Best-subset selection aims to find a small subset of predictors, so that the resulting linear model is expected to have the most desirable prediction accuracy. It is not only important and imperative in regression analysis but also has far-reaching applications in every facet of research, including computer science and medicine. We introduce a polynomial algorithm, which, under mild conditions, solves the problem. This algorithm exploits the idea of sequencing and splicing to reach a stable solution in finite steps when the sparsity level of the model is fixed but unknown. We define an information criterion that helps the algorithm select the true sparsity level with a high probability. We show that when the algorithm produces a stable optimal solution, that solution is the oracle estimator of the true parameters with probability one. We also demonstrate the power of the algorithm in several numerical studies.
JASA

Ball covariance: A generic measure of dependence in banach space

Wenliang Pan*, Xueqin Wang*, Heping Zhang*, Hongtu Zhu*, and Jin Zhu*

Journal of the American Statistical Association, Oct 2020

Abs

Technological advances in science and engineering have led to the routine collection of large and complex data objects, where the dependence structure among those objects is often of great interest. Those complex objects (e.g., different brain subcortical structures) often reside in some Banach spaces, and hence their relationship cannot be well characterized by most of the existing measures of dependence such as correlation coefficients developed in Hilbert spaces. To overcome the limitations of the existing measures, we propose Ball Covariance as a generic measure of dependence between two random objects in two possibly different Banach spaces.
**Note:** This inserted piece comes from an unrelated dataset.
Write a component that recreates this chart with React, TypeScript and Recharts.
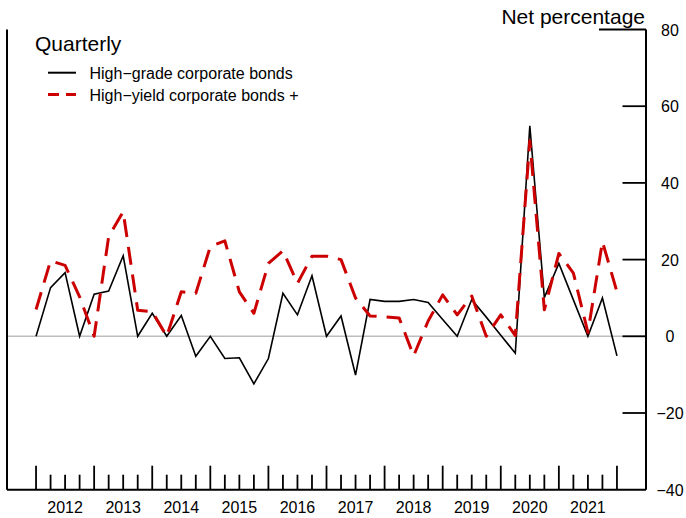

Our Ball Covariance possesses the following attractive properties: (i) It is nonparametric and model-free, which make the proposed measure robust to model mis-specification; (ii) It is nonnegative and equal to zero if and only if two random objects in two separable Banach spaces are independent; (iii) Empirical Ball Covariance is easy to compute and can be used as a test statistic of independence. We present both theoretical and numerical results to reveal the potential power of the Ball Covariance in detecting dependence. Also importantly, we analyze two real datasets to demonstrate the usefulness of Ball Covariance in the complex dependence detection.

2019

Two-sample test for compositional data with ball divergence

Jin Zhu, Kunsheng Lv, Aijun Zhang, Wenliang Pan, and Xueqin Wang

Statistics and Its Interface, Oct 2019

Abs

In this paper, we try to analyze whether the intestinal microbiota structures between gout patients and healthy individuals are different. The intestinal microbiota structures are usually measured by so-called compositional data, composed of multiple components whose value are typically non-negative and sum up to a constant. They are frequently collected and studied in many areas such as petrology, biology, and medicine nowadays. The difficulties to do statistical inference with compositional data arise from not only the constant restriction on the component sum, but also high dimensionality of the components with possible many zero measurements, which are frequently appeared in the 16S rRNA gene sequences. To overcome these difficulties, we first define the Bhattacharyya distance between two compositions such that the set of compositions is isometrically embedded in some spherical surfaces. And then we propose a two-sample test statistic for compositional data by Ball Divergence, a novel but powerful measure for the discrepancy between two probability measures in separable Banach spaces. Our test procedure demonstrates its excellent performance in Monte Carlo simulation studies even when the simulated data consist of thousand components with a high proportion of zero measurements. We also find that our method can distinguish two intestinal microbiota structures between gout patients and healthy individuals while the existing method does not.